Every shock manufacture has their specifications on what shock pressure to run. It is often based on your weight and as a rule gauged around 25% sag. If you've set this, check it once in a while to be sure that your shock is holding air.

Road bikes: you have been out riding and I'm sure that you have a good deal of sweat and sugary energy drink dripping all over the place. Before lubing your chain, get a damp cloth and maybe a cleaning agent like Simple Green or light, soapy water and wipe the bike free of these liquids. Especially important to pay attention to the underside of the bike, as this is where your cables run. This will increase the longevity of shift quality on your freshly tuned bike.

Mountain bikes: Do the same, except in the case of collected and excess mud. Sometimes it is best to lightly soak the mud with a light spray from the hose and then spray some cleaning agent, such as Simple Green, onto the bike. After the mud has had time to soften, use a light spray and maybe a light duty brush to rinse the bike. Front and rear shocks should be treated with extra care. After having removed the mud, carefully wipe dust seals and anodized surfaces of shocks free of everything. You should do this after every ride, at least the shocks. This will increase the life of the seals and shock overall and reduce professional service intervals.

This is important to do after the ride because you don't want your chain out on the trail or road in a wet and freshly lubed condition. This does nothing but collect dust and debris.

Follow the directions on your lube bottle. Whatever you do, in Utah, an extremely arid climate, Dry Lube is key. To use this effectively lube your chain and then cycle it a couple times. Wipe off the excess thoroughly. My favorite is Rock & Roll. We also have some house dry lubes that are fantastic compounds.

On the note of chains, see us once a month about your chain wear.

Simple one. Quick releases are called that for a reason. They should be installed so that you can get them off. You should be able to get them off without serious injury to yourself or having to use another tool. Snug and firm, but simple to undue.

Chris King Hubs require 1100 ft/lbs of pressure when installed on the bike and the skewer is closed. More that that can fracture parts of the hub. Less can let it slip. This should still be easy enough to take of the bike without serious strain.

Key, don't overtighten the skewers. They're designed to increase pressure exponentially when closed.

Once in a while you need to check your spoke tension. This is an easy test. Simply grab one spoke at a time between thumb and forefinger while the wheel is installed in the bike (one spoke in each hand on respective sides of the wheel) and give it a wiggle. If it feels like a loose spaghetti noodle, you should bring it by the shop.

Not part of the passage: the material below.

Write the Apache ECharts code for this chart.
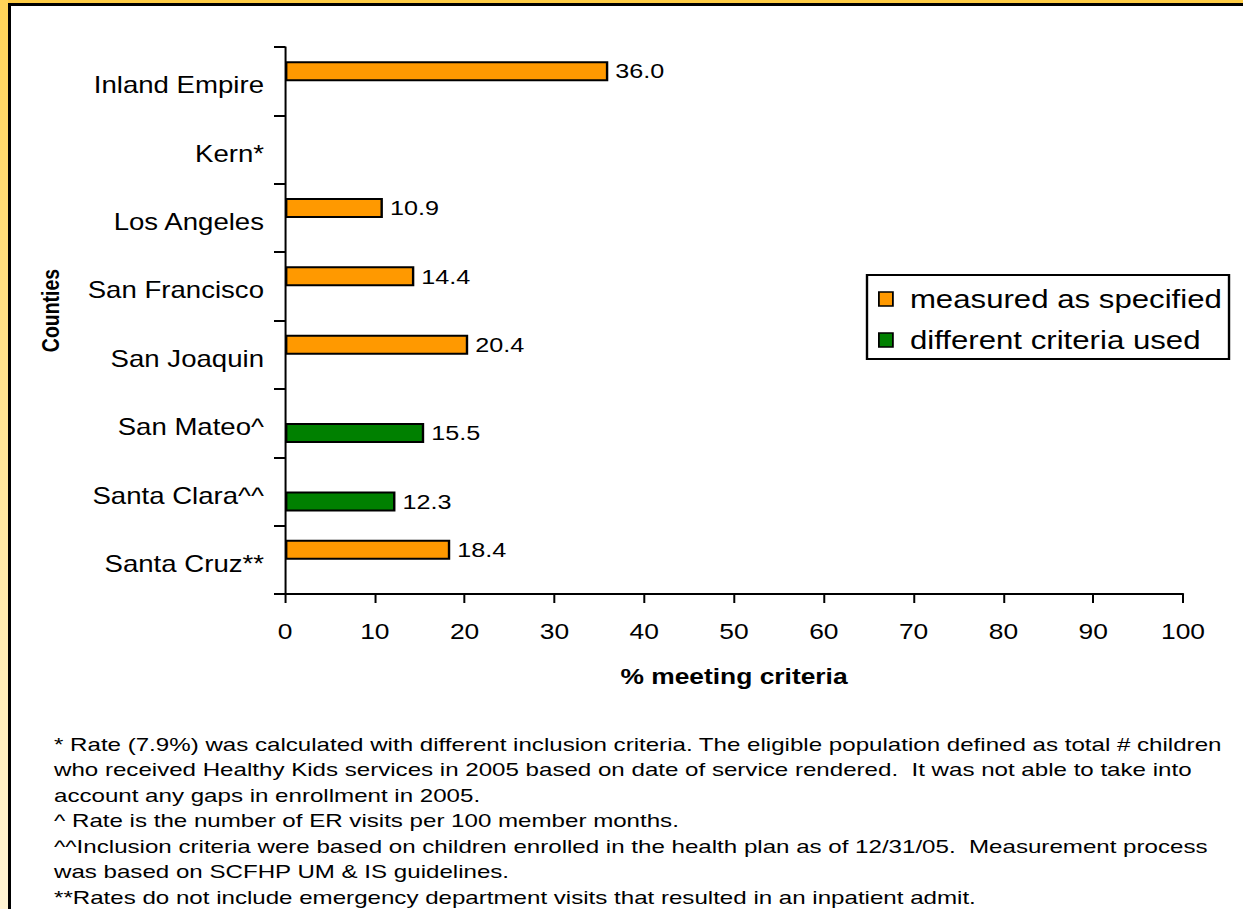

Go through all the spokes and make sure they're snug and sitting pretty.

While you have the wheel in your hands, use one hand to steady the frame of the bike and then the other to try to move the wheel side to side. It should feels snug and moving the bike as well. If you feel a looseness as described in the headset/stem check, this is a loose axle and requires special attention of your mechanic.

This is very important to the practical function of your bike. If you feel that during your ride that your bike is taking its own direction or tracking differently from what you want to see, then this should be checked. There are a number of possibilities that you may run into.

First, make sure that the wheel is squarely in the dropouts, I mean fully installed in the bike. Loosen the skewer and push the axle of the wheel all the way into the bike and re-close the skewer. Visually inspect the distance between the fork legs (or seat stays) and the tire. It should be perfectly symmetrical. If not, follow these steps..

Skewer springs are shaped like cones and should be install with the narrow end of this cone facing the axle. If the large end of the spring in installed backwards it will overlap on the axle and create a shim when installed into the bike, also causing it to sit awkwardly.

The wheel may be out of dish or the axle may be loose. Please visit the shop for remedies as this requires special tools to repair.